Lahirnya Hari Santri membawa pengaruh sosial dan budaya yang besar, terutama bagi kalangan nahdliyyin. Ini adalah momentum pembentukan karakter santri Indonesia untuk meneguhkan jati diri, memperkuat semangat kebangsaan, dan menjadi agen perubahan yang menebar manfaat di tengah masyarakat.
Perayaan Hari Santri seharusnya tidak berhenti pada panggung seremoni. Ia harus menjadi gerakan moral dan intelektual. Generasi muda perlu memahami sejarah pesantren, perjuangan ulama, serta nilai jihad kebangsaan yang mereka wariskan. Hanya dengan kesadaran itu, persatuan dan kesatuan bangsa dapat tumbuh dalam ruh spiritual yang kokoh.
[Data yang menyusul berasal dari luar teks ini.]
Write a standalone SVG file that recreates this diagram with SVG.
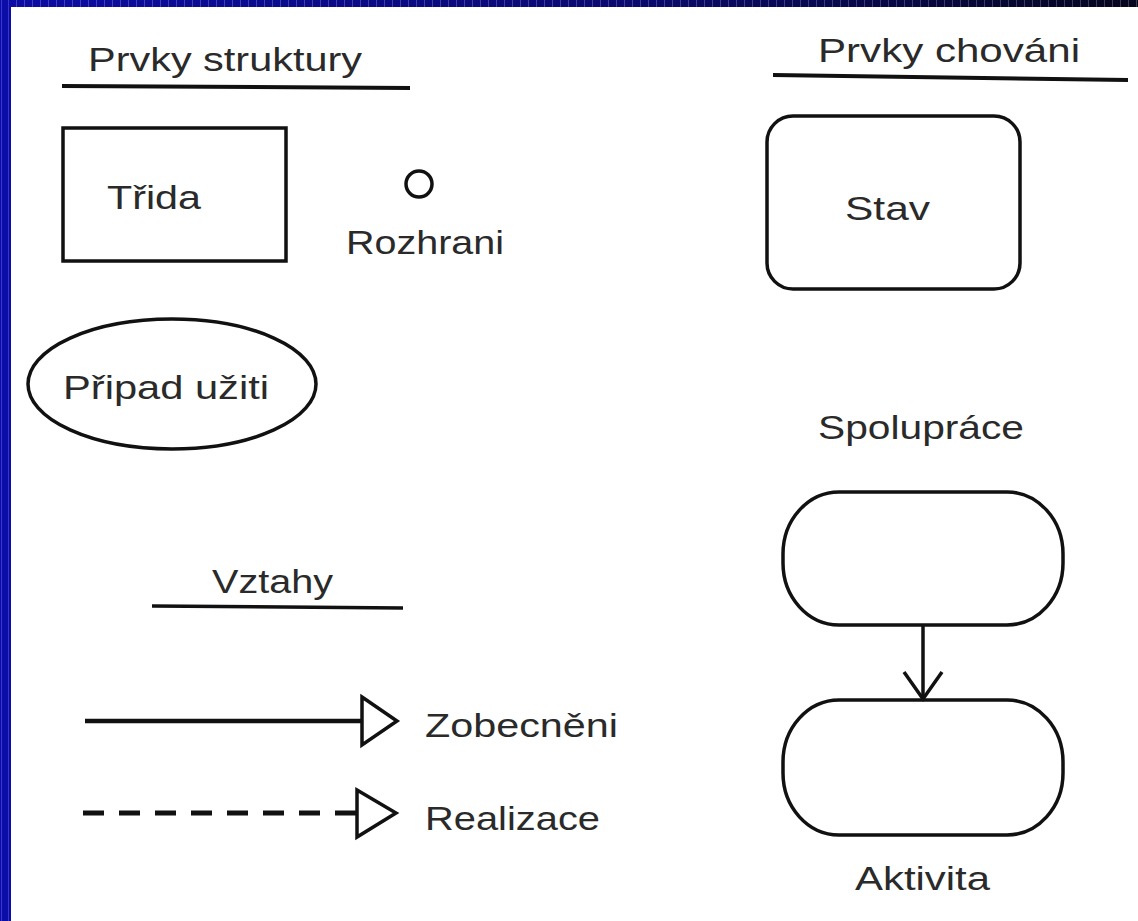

Akhirnya, Hari Santri hendaknya menjadi momentum bagi transformasi nilai pesantren — dari ruang-ruang ngaji menuju ruang pengabdian yang lebih luas. Santri harus hadir di tengah masyarakat sebagai pelita, penebar manfaat, dan pembawa cahaya perubahan. Jihad santri hari ini tidak lagi mengangkat senjata, tetapi mengangkat martabat bangsa melalui ilmu, akhlak, dan pengabdian.
Serambi Pesantren
Di serambi pesantren, fajar selalu lahir dengan zikir. Suara lantunan sholawat menjadi denyut nadi yang menghidupkan pagi-pagi Nusantara. Dari bilik-bilik sederhana itu, tumbuh jiwa-jiwa yang ditempa bukan oleh kemewahan, melainkan oleh kesabaran, keikhlasan, dan cinta ilmu.
Santri adalah lentera kecil yang menyalakan api besar peradaban. Mereka menulis sejarah dengan doa yang menembus langit, dan mengajarkan bahwa cinta kepada tanah air adalah bagian dari iman. Dalam kesunyian malam, mereka belajar tentang makna perjuangan: bahwa membela bangsa berarti mencintai kehidupan yang diberkahi Tuhan.
Hari Santri adalah hari untuk menyalakan kembali obor kesetiaan kepada Indonesia. Di dada setiap santri, selalu ada api kecil yang tak pernah padam — api cinta kepada ilmu, agama, dan negeri. Dan selama api itu menyala, Indonesia tak akan pernah kehilangan cahaya.